When I worked on my guest post, "Why I Write Horror," at Wicked & Tricksy a while back, I cheated. I wrote about one reason why I dig the dark stuff, but in fact there's a whole grab bag of tidbits from my personal history that contributed to making me the horror writer I am today. Here's one.
My dad is a great storyteller. Although he was a construction inspector by trade before he retired, his real gift lies in converting the daring exploits and bizarre interludes of his youth into sheer entertainment. On a regular basis when we were growing up, Dad would have me and my brother howling with laughter until we couldn't breathe and we thought we would expire.
In terms of sheer craft, I admire Dad immensely. He has a knack for building intrigue and using detail to peak interest as effectively as any seasoned novelist. I aspire to be able to set 'em up and knock 'em down as well as my dad.
But the real value in growing up hearing his stories for me lay in the persistent (or I should maybe say, pernicious) thread that ran through all of his tales. Everywhere in his stories are hints of threat, glimpses of the edge of reason or the neat boundary described by the law.
There's the casual violence: a story about a math teacher who banged a kid's head against the chalk board for talking in class. The high school gym instructor who dealt with insolent students by making them put on the gloves and go a couple of rounds in the ring with him.
There's the adult stuff. For a while, dad's family lived with his grandfather, my great-grandfather. Great-granddad was, by all accounts, an interesting fellow. He sold booze out of his home at a time when it was only available if you bought it from a bar. For hardcore alcoholics, this was a difficult time, since you couldn't get rid of your morning shakes until the bars opened later in the day.
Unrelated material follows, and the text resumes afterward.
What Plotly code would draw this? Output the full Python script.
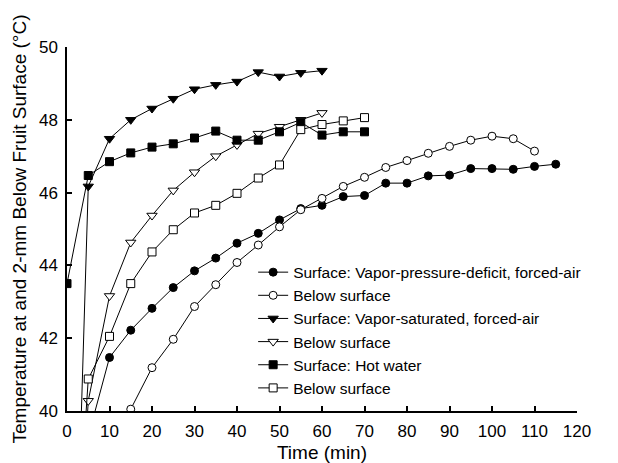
import plotly.graph_objects as go

# Surface: Vapor-pressure-deficit, forced-air (filled circles)
vpd_surf_x = [5, 10, 15, 20, 25, 30, 35, 40, 45, 50, 55, 60, 65, 70, 75, 80, 85, 90, 95, 100, 105, 110, 115]
vpd_surf_y = [39.3, 41.47, 42.22, 42.82, 43.39, 43.85, 44.20, 44.61, 44.88, 45.25, 45.56, 45.65, 45.89, 45.92,
              46.26, 46.26, 46.46, 46.48, 46.66, 46.66, 46.64, 46.72, 46.78]
# Below surface (open circles)
vpd_below_x = [10, 15, 20, 25, 30, 35, 40, 45, 50, 55, 60, 65, 70, 75, 80, 85, 90, 95, 100, 105, 110]
vpd_below_y = [38.5, 40.05, 41.19, 41.97, 42.87, 43.47, 44.08, 44.56, 45.06, 45.53, 45.84, 46.17, 46.42, 46.69,
               46.88, 47.08, 47.27, 47.44, 47.55, 47.48, 47.14]
# Surface: Vapor-saturated, forced-air (filled down-triangles)
vs_surf_x = [0, 5, 10, 15, 20, 25, 30, 35, 40, 45, 50, 55, 60]
vs_surf_y = [27.0, 46.17, 47.48, 48.00, 48.31, 48.58, 48.84, 48.96, 49.05, 49.31, 49.19, 49.29, 49.35]
# Below surface (open down-triangles)
vs_below_x = [0, 5, 10, 15, 20, 25, 30, 35, 40, 45, 50, 55, 60]
vs_below_y = [30.0, 40.28, 43.16, 44.63, 45.37, 46.06, 46.56, 47.00, 47.31, 47.62, 47.81, 48.00, 48.19]
# Surface: Hot water (filled squares)
hw_surf_x = [0, 5, 10, 15, 20, 25, 30, 35, 40, 45, 50, 55, 60, 65, 70]
hw_surf_y = [43.5, 46.47, 46.85, 47.09, 47.25, 47.34, 47.50, 47.69, 47.44, 47.44, 47.67, 47.93, 47.58, 47.67, 47.67]
# Below surface (open squares)
hw_below_x = [0, 5, 10, 15, 20, 25, 30, 35, 40, 45, 50, 55, 60, 65, 70]
hw_below_y = [32.0, 40.88, 42.05, 43.50, 44.37, 44.98, 45.44, 45.65, 45.98, 46.40, 46.76, 47.73, 47.87, 47.97, 48.06]

x_ticks = [0, 10, 20, 30, 40, 50, 60, 70, 80, 90, 100, 110, 120]
y_ticks = [40, 42, 44, 46, 48, 50]

FONT = "Arial, Liberation Sans, sans-serif"

series = [
    ("Surface: Vapor-pressure-deficit, forced-air", vpd_surf_x, vpd_surf_y, "circle", "black", 8),
    ("Below surface", vpd_below_x, vpd_below_y, "circle", "white", 8),
    ("Surface: Vapor-saturated, forced-air", vs_surf_x, vs_surf_y, "triangle-down", "black", 9),
    ("Below surface", vs_below_x, vs_below_y, "triangle-down", "white", 9),
    ("Surface: Hot water", hw_surf_x, hw_surf_y, "square", "black", 8),
    ("Below surface", hw_below_x, hw_below_y, "square", "white", 8),
]

fig = go.Figure()
for name, xs, ys, sym, fill, size in series:
    fig.add_trace(go.Scatter(
        x=xs, y=ys, name=name, mode="lines+markers",
        line=dict(color="black", width=1),
        marker=dict(symbol=sym, size=size, color=fill, line=dict(color="black", width=1)),
    ))

# the page body adds an 8px offset, so the figure is sized to fit the window
fig.update_layout(
    width=610, height=455,
    margin=dict(l=59, r=41, t=39, b=52),
    paper_bgcolor="white", plot_bgcolor="white",
    font=dict(family=FONT, size=17, color="black"),
    showlegend=True,
    legend=dict(
        x=0.365, y=0.427, xanchor="left", yanchor="top",
        bgcolor="rgba(0,0,0,0)", borderwidth=0,
        font=dict(family=FONT, size=15.5, color="black"),
        tracegroupgap=0, itemwidth=30,
    ),
    xaxis=dict(
        range=[0, 120], tickvals=x_ticks, ticktext=[str(v) for v in x_ticks],
        ticks="inside", ticklen=5, tickwidth=1.5, tickcolor="black",
        showline=True, linecolor="black", linewidth=1.5,
        showgrid=False, zeroline=False, automargin=False,
        ticklabelstandoff=4,
        title=dict(text="Time (min)", font=dict(size=19), standoff=12),
        tickfont=dict(size=17),
    ),
    yaxis=dict(
        range=[40, 50], tickvals=y_ticks, ticktext=[str(v) for v in y_ticks],
        ticks="inside", ticklen=5, tickwidth=1.5, tickcolor="black",
        showline=True, linecolor="black", linewidth=1.5,
        showgrid=False, zeroline=False, automargin=False,
        ticklabelstandoff=4,
        title=dict(text="Temperature at and 2-mm Below Fruit Surface (°C)", font=dict(size=19), standoff=7),
        tickfont=dict(size=17),
    ),
)

fig.write_html("out.html")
When my dad was still a schoolkid and all this was going on, his bedroom was at the front of the house on the ground floor. Some mornings, the local butcher would come and knock on the window to wake my dad up. Dad would go to the kitchen, pour the guy his morning drink, take his money, and fix himself a bowl of cereal. While Dad ate his cornflakes, the butcher would talk to him about history.
"He really knew a lot," Dad always says.
And then there are the stories about the fighting cocks. Great-granddad raised them. Dad has a lot of stories about these animals: about Great-granddad tossing a rooster in the air repeatedly to exercise him and strengthen his legs so he would be strong in a fight. About the razor-sharp steel spikes the owners would attach to the roosters' legs that would turn any match into a fight to the death. "Saturday night's loser was Sunday night's dinner," Dad says. Dad tells a great story about driving with his dad and granddad over the border into the U.S. on their way down to Buffalo for a fight. "It was my job to keep the roosters quiet in the back seat of the car when we crossed the border," Dad tells us. "You had to keep the cover over them and not let in any light, or they would start making noise."
For me, raised in a small town where nothing untoward ever seemed to happen, Dad's stories spoke to a wider reality, where almost anything was possible, and life served up equal helpings of badness and wonder. Dad is one reason why I write horror.